NSWALC, the state's peak Aboriginal organisation, recently highlighted the alleged actions of Ausgrid for what appears to be blatant destruction of this sensitive Aboriginal site at Cromer, in it's magazine Tracker.
OEH is prosecuting Ausgrid through the Land and Environment Court under section 86(2) of the National Parks and Wildlife Act 1974 for harming an Aboriginal 'object.'
NSWALC believes the company should be prosecuted under section 86 (1) for knowingly harming or desecrating an Aboriginal 'object.'
The lesser charge would see Ausgrid face a maximum penalty of $220,000.
The more serious charge carries a maximum penalty of $1.1 million.
The matter is listed for first mention in the Land and Environment Court on December 14.
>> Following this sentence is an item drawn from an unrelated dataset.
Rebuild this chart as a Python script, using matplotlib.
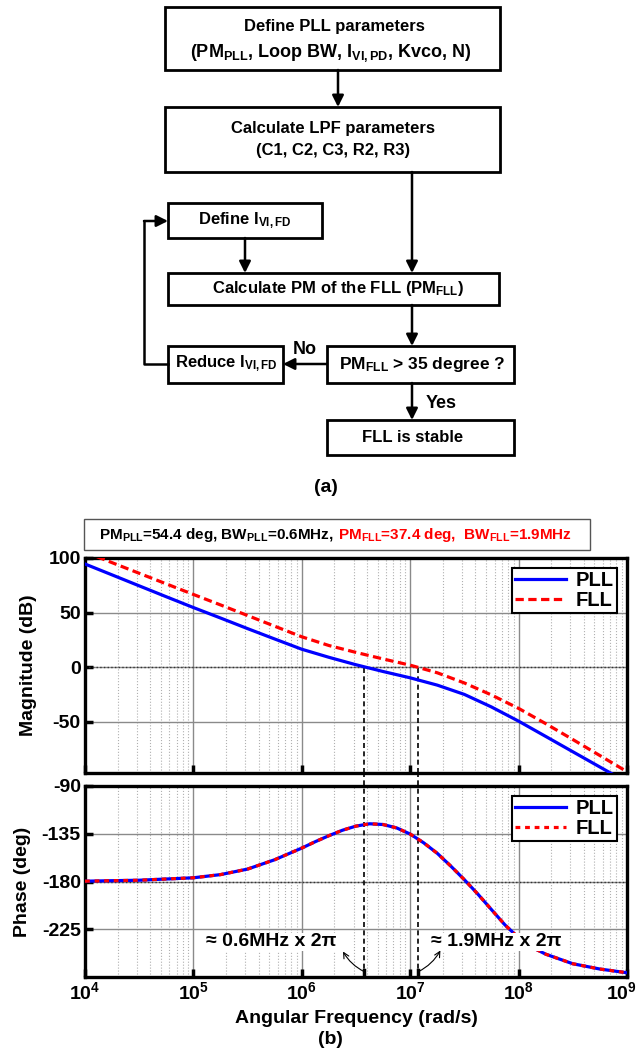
import matplotlib
matplotlib.use('Agg')
import matplotlib.pyplot as plt
from matplotlib import font_manager
from matplotlib.patches import Rectangle
from matplotlib.ticker import FixedLocator, FixedFormatter, NullFormatter

# Font: narrow bold if available
fam = 'Liberation Sans'
for cand in ['Liberation Sans Narrow', 'Liberation Sans']:
    try:
        font_manager.findfont(font_manager.FontProperties(family=[cand]), fallback_to_default=False)
        fam = cand
        break
    except ValueError:
        pass

plt.rcParams['font.family'] = [fam, 'DejaVu Sans']
plt.rcParams['font.weight'] = 'bold'
plt.rcParams['axes.labelweight'] = 'bold'
plt.rcParams['axes.unicode_minus'] = False
plt.rcParams['mathtext.fontset'] = 'custom'
plt.rcParams['mathtext.rm'] = fam + ':bold'
plt.rcParams['mathtext.it'] = fam + ':bold'
plt.rcParams['mathtext.bf'] = fam + ':bold'
plt.rcParams['mathtext.default'] = 'rm'

# ---------------- data ----------------
omega = [1.00e4, 1.78e4, 3.16e4, 5.62e4, 1.00e5, 1.78e5, 3.16e5, 5.62e5,
         1.00e6, 1.78e6, 3.16e6, 5.62e6, 1.00e7, 1.78e7, 3.16e7, 5.62e7,
         1.00e8, 1.78e8, 3.16e8, 5.62e8, 1.00e9]
mag_pll = [94.5, 84.5, 74.5, 64.5, 54.6, 45.0, 35.3, 25.8,
           16.4, 9.0, 2.2, -4.0, -9.8, -16.5, -25.0, -36.5,
           -49.5, -63.5, -77.5, -91.5, -105.5]
mag_fll = [105.5, 95.7, 86.0, 76.3, 66.6, 57.0, 47.3, 37.5,
           27.8, 19.8, 13.5, 7.5, 1.8, -5.2, -14.5, -25.5,
           -37.8, -51.8, -66.3, -81.0, -95.8]

omega_ph = [1.00e4, 3.16e4, 1.00e5, 1.78e5, 3.16e5, 5.62e5,
            1.00e6, 1.33e6, 1.78e6, 2.37e6, 3.16e6, 4.22e6, 5.62e6, 7.50e6,
            1.00e7, 1.33e7, 1.78e7, 2.37e7, 3.16e7, 4.22e7, 5.62e7, 7.50e7,
            1.00e8, 1.33e8, 1.78e8, 3.16e8, 5.62e8, 1.00e9]
phase_pll = [-179.7, -178.8, -176.5, -173.5, -168.3, -159.5,
             -148.5, -142.5, -136.8, -131.7, -127.8, -125.6, -126.3, -129.5,
             -135.3, -143.5, -153.5, -165.5, -178.3, -192.0, -206.5, -221.0,
             -233.0, -242.0, -248.5, -257.5, -262.5, -266.0]
phase_fll = phase_pll

bw_pll = 3.77e6   # 0.6 MHz x 2pi
bw_fll = 1.19e7   # 1.9 MHz x 2pi

mag_ticks = [-50, 0, 50, 100]
phase_ticks = [-225, -180, -135, -90]
x_ticks = [1e4, 1e5, 1e6, 1e7, 1e8, 1e9]
x_labels = [r'10$^{4}$', r'10$^{5}$', r'10$^{6}$', r'10$^{7}$', r'10$^{8}$', r'10$^{9}$']

W, H = 640, 1061
fig = plt.figure(figsize=(W / 100, H / 100), dpi=100)


def px_axes(x0, y0, x1, y1):
    return fig.add_axes([x0 / W, 1 - y1 / H, (x1 - x0) / W, (y1 - y0) / H])


def style_axes(ax, yticks, ylim):
    ax.set_xscale('log')
    ax.set_xlim(1e4, 1e9)
    ax.set_ylim(*ylim)
    ax.xaxis.set_major_locator(FixedLocator(x_ticks))
    ax.yaxis.set_major_locator(FixedLocator(yticks))
    ax.xaxis.set_minor_formatter(NullFormatter())
    ax.grid(which='major', axis='both', color='#8a8a8a', lw=1.0, ls='-')
    ax.grid(which='minor', axis='x', color='#b0b0b0', lw=0.8, ls=':')
    ax.tick_params(which='major', direction='in', length=6, width=2.5,
                   labelsize=14, pad=3, top=False, right=False)
    ax.tick_params(which='minor', length=0)
    for s in ax.spines.values():
        s.set_linewidth(2.4)
    ax.set_axisbelow(True)


leg_kw = dict(loc='upper right', fontsize=14.5, frameon=True, fancybox=False,
              edgecolor='k', framealpha=1, handlelength=2.5, borderaxespad=0.5,
              borderpad=0.15, labelspacing=0.05, handletextpad=0.5)

# ---------------- magnitude ----------------
ax1 = px_axes(85, 558, 627, 773)
style_axes(ax1, mag_ticks, (-97, 100))
ax1.xaxis.set_major_formatter(NullFormatter())
ax1.axhline(0, color='#333333', lw=1.0, ls=':', zorder=1)
ax1.vlines([bw_pll, bw_fll], ax1.get_ylim()[0], 0, colors='k', lw=1.2, linestyles=(0, (3, 2)), zorder=2)
ax1.plot(omega, mag_pll, color='#0000ff', lw=2.3, label='PLL', zorder=3)
ax1.plot(omega, mag_fll, color='#ff0000', lw=2.3, ls='--', dashes=(2.6, 1.4), label='FLL', zorder=3)
ax1.set_ylabel('Magnitude (dB)', fontsize=14, labelpad=8)
leg = ax1.legend(**leg_kw)
leg.get_frame().set_linewidth(1.5)

# ---------------- phase ----------------
ax2 = px_axes(85, 786, 627, 977)
style_axes(ax2, phase_ticks, (-270, -90))
ax2.xaxis.set_major_formatter(FixedFormatter(x_labels[:-1] + ['']))
ax2.annotate(x_labels[-1], xy=(x_ticks[-1], 0), xycoords=('data', 'axes fraction'),
             xytext=(-4, -3.2), textcoords='offset points', ha='center', va='top', fontsize=14)
ax2.axhline(-180, color='#333333', lw=1.0, ls=':', zorder=1)
# dashed crossing lines, continued through the gap up to the magnitude plot
ax2.vlines([bw_pll, bw_fll], -270, -77, colors='k', lw=1.2, linestyles=(0, (3, 2)),
           zorder=2, clip_on=False)
for xb in [bw_pll, bw_fll]:
    ax2.axvline(xb, ymin=0, ymax=0.035, color='k', lw=2.5, zorder=2)
ax2.plot(omega_ph, phase_pll, color='#0000ff', lw=2.3, label='PLL', zorder=3)
ax2.plot(omega_ph, phase_fll, color='#ff0000', lw=2.3, ls='--', dashes=(1.5, 1.5), label='FLL', zorder=4)
ax2.set_ylabel('Phase (deg)', fontsize=14, labelpad=8)
ax2.set_xlabel('Angular Frequency (rad/s)', fontsize=14, labelpad=5)
leg2 = ax2.legend(**leg_kw)
leg2.get_frame().set_linewidth(1.5)

ax2.text(5.2e5, -237, '≈ 0.6MHz x 2π', fontsize=14, ha='center', va='center',
         bbox=dict(facecolor='white', edgecolor='none', pad=0.5), zorder=5)
ax2.text(6.2e7, -237, '≈ 1.9MHz x 2π', fontsize=14, ha='center', va='center',
         bbox=dict(facecolor='white', edgecolor='none', pad=0.5), zorder=5)
ax2.annotate('', xy=(2.4e6, -246), xytext=(bw_pll, -265),
             arrowprops=dict(arrowstyle='->', lw=0.8, color='k',
                             connectionstyle='arc3,rad=-0.15', shrinkA=0, shrinkB=0), zorder=6)
ax2.annotate('', xy=(1.9e7, -245), xytext=(bw_fll, -265),
             arrowprops=dict(arrowstyle='->', lw=0.8, color='k',
                             connectionstyle='arc3,rad=0.15', shrinkA=0, shrinkB=0), zorder=6)

# ---------------- flowchart overlay (pixel coords) ----------------
ov = fig.add_axes([0, 0, 1, 1])
ov.set_xlim(0, W)
ov.set_ylim(H, 0)
ov.axis('off')


def box(x0, y0, x1, y1, lw=2.0, ec='k'):
    ov.add_patch(Rectangle((x0, y0), x1 - x0, y1 - y0, fill=False, lw=lw, ec=ec))


def arrow(x0, y0, x1, y1):
    ov.annotate('', xy=(x1, y1), xytext=(x0, y0),
                arrowprops=dict(arrowstyle='-|>', lw=1.8, color='k',
                                mutation_scale=17, shrinkA=0, shrinkB=0))


fs = 12
box(165, 7, 500, 70)
ov.text(334, 27, 'Define PLL parameters', fontsize=fs, ha='center', va='center')
ov.text(331, 53, r'(PM$_{\mathrm{PLL}}$, Loop BW, I$_{\mathrm{VI,PD}}$, Kvco, N)', fontsize=13, ha='center', va='center')
arrow(338, 70, 338, 107)

box(165, 107, 500, 172)
ov.text(333, 128, 'Calculate LPF parameters', fontsize=fs, ha='center', va='center')
ov.text(333, 151, '(C1, C2, C3, R2, R3)', fontsize=fs, ha='center', va='center')
arrow(412, 172, 412, 273)

box(168, 203, 322, 238)
ov.text(245, 221, r'Define I$_{\mathrm{VI,FD}}$', fontsize=fs, ha='center', va='center')
arrow(245, 238, 245, 273)

box(168, 273, 499, 305)
ov.text(338, 289, r'Calculate PM of the FLL (PM$_{\mathrm{FLL}}$)', fontsize=fs, ha='center', va='center')
arrow(412, 305, 412, 346)

box(327, 346, 514, 383)
ov.text(422, 364, r'PM$_{\mathrm{FLL}}$ > 35 degree ?', fontsize=12.5, ha='center', va='center')
box(168, 346, 283, 383)
ov.text(226, 364, r'Reduce I$_{\mathrm{VI,FD}}$', fontsize=fs, ha='center', va='center')
arrow(327, 364, 283, 364)
ov.text(305, 349, 'No', fontsize=13, ha='center', va='center')

ov.plot([168, 144, 144], [364, 364, 221], color='k', lw=1.8)
arrow(144, 221, 168, 221)

arrow(412, 383, 412, 420)
ov.text(426, 403, 'Yes', fontsize=13, ha='left', va='center')
box(327, 420, 514, 455)
ov.text(413, 437, 'FLL is stable', fontsize=fs, ha='center', va='center')

ov.text(326, 487, '(a)', fontsize=14, ha='center', va='center')

# title box of panel (b)
box(84, 519, 590, 550, lw=1.0, ec='#555555')
t1 = ov.text(99, 535, r'PM$_{\mathrm{PLL}}$=54.4 deg, BW$_{\mathrm{PLL}}$=0.6MHz, ',
             fontsize=11, ha='left', va='center')
ov.annotate(r'PM$_{\mathrm{FLL}}$=37.4 deg,  BW$_{\mathrm{FLL}}$=1.9MHz', xy=(1, 0),
            xycoords=t1, xytext=(2, 0), textcoords='offset points',
            ha='left', va='bottom', fontsize=11, color='#ff0000')

ov.text(330, 1040, '(b)', fontsize=14, ha='center', va='center')

fig.savefig('out.png', dpi=100)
NSWALC Chief Executive Officer, Geoff Scott, wrote to the CEO of OEH, Ms Sally Barnes, on November 15 seeking a review of the decision.
Mr Scott asked for urgent advice as to why the matter was being dealt with under the lesser 'strict liability' offence. NSWALC recommended the charge be urgently upgraded to the more serious offence outlined in section 86 (1) of the Act.
Ms Barnes has advised that the a s.86(2) prosecution best reflects the nature of the alleged conduct, effectively taking the position that Ausgrid knew the location and significance of the site but "innocently" destroyed it.
The attitude and reluctance to act on this matter by OEH destroys any confidence that the recent amendments will have any effect at all.
"You make a law but if the relevant authority refuses to enforce it, it does not count. The message is that Aboriginal culture and heritage does not matter," Mr Scott said.
"This attitude on behalf of the government belies the concerns NSWALC has with the current purported reform of the Culture and Heritage laws in this state, no confidence at all that the government is serious."
"The government is continuing the manage and effectively supports destruction."
A disappointed NSWALC Chairman, Stephen Ryan, said today the ancient carving was one of the most impressive on Sydney's north shore.
"This was an ancient carving of a footprint on a large sandstone rock in Cromer and was one of the most important Aboriginal sites on Sydney's north shore," he said.
"It's now been trashed and destroyed forever.
"The government had an opportunity to set the tone here and do what's right. They had a genuine chance to show they're serious about the protection of the oldest continuing culture in the world.
"This state needs to get serious about protecting its heritage and stop pretending to care.
"Developers know they'll get off with a slap on the wrist and a paltry fine, so they'll continue to destroy the world's oldest cultural sites at will.
"Our culture and heritage is critically important to us.
"I find it hard to believe the same miserly fine would be applied had heritage buildings in the Rocks been trashed.
"This is precisely the reason NSWALC has consistently called for the establishment of an independent Aboriginal body to manage and protect Aboriginal culture and heritage in NSW.
"This case demonstrates that the current laws are failing to protect Aboriginal heritage, and even in circumstances where clear destruction has occurred, the current laws are not providing any redress or deterrence.
"It's time the government quit its façade of concern and 'got real' about delivering genuine protection for priceless Australian cultural sites."